Exercise description: Find every line in the records that holds the string "this". Copy each one.

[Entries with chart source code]
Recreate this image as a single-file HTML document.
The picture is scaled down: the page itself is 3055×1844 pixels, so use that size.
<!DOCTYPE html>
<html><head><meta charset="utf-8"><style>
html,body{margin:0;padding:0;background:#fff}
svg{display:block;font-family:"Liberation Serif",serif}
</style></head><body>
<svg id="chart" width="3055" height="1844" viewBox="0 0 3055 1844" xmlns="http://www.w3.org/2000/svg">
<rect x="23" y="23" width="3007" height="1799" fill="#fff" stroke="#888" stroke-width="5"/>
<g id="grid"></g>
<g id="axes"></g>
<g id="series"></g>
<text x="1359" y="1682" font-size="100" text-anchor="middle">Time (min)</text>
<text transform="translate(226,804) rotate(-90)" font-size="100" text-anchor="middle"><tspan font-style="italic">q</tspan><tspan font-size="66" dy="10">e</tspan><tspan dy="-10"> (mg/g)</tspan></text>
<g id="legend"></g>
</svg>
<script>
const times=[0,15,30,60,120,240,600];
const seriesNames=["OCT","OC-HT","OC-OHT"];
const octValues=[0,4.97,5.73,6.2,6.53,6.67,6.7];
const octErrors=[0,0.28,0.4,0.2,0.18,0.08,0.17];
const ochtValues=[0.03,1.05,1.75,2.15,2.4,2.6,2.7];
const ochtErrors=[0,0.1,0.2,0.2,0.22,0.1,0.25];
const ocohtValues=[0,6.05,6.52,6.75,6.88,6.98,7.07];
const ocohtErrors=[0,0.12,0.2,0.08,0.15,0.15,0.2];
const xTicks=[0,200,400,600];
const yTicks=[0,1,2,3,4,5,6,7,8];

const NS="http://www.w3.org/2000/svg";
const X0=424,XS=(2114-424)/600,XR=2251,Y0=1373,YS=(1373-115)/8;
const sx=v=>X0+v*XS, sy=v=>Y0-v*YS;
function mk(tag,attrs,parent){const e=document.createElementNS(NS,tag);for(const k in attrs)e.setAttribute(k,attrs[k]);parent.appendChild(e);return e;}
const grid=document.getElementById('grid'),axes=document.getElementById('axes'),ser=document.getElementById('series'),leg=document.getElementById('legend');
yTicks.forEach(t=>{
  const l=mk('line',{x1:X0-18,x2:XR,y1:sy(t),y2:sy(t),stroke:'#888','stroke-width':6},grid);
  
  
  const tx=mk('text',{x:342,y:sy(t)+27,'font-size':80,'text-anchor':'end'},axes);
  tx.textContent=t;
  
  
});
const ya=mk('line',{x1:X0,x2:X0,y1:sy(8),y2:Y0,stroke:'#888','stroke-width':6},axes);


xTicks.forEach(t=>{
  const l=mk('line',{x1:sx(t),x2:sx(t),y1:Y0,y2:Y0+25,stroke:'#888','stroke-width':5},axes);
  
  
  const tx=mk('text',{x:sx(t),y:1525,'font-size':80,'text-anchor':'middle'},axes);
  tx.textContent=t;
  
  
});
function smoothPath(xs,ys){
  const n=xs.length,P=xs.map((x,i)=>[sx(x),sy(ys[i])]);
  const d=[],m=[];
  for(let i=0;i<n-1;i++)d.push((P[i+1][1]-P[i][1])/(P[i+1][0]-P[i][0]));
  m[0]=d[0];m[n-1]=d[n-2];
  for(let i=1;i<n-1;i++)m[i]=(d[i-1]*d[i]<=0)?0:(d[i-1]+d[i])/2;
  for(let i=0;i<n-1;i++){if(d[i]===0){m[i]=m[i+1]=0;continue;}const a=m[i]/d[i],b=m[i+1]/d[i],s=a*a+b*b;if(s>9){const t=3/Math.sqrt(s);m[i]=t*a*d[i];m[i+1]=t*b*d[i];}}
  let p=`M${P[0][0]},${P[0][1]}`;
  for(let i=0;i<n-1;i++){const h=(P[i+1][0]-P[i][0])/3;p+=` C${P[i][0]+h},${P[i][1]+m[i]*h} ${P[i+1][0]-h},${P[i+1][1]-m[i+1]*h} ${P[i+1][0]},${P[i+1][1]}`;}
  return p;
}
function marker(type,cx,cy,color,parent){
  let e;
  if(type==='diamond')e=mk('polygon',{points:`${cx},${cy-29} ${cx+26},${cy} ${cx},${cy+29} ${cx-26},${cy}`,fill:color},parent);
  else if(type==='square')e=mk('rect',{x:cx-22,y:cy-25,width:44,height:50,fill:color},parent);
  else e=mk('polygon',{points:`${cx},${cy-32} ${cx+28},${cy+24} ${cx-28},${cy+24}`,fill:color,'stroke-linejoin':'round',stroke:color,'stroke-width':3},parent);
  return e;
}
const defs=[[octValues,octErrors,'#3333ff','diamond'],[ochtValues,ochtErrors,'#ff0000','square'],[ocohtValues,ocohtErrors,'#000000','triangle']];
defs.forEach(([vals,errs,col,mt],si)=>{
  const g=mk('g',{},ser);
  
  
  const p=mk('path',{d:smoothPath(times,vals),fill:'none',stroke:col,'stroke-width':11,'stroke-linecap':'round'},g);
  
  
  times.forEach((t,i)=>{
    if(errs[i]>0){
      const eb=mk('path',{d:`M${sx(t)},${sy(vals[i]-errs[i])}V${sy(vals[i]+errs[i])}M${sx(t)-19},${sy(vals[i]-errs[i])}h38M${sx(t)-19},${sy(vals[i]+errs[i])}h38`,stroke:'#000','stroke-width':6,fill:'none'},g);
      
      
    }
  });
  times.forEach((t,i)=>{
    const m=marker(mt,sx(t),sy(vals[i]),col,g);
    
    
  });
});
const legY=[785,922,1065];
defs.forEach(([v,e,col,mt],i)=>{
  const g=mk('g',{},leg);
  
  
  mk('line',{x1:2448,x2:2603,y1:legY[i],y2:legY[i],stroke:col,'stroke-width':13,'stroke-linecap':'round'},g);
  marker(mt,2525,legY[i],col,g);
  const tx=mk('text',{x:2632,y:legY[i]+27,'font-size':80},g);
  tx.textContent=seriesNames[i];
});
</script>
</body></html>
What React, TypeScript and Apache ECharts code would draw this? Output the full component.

Result:
Recreate this image as a single-file HTML document.
What React, TypeScript and Apache ECharts code would draw this? Output the full component.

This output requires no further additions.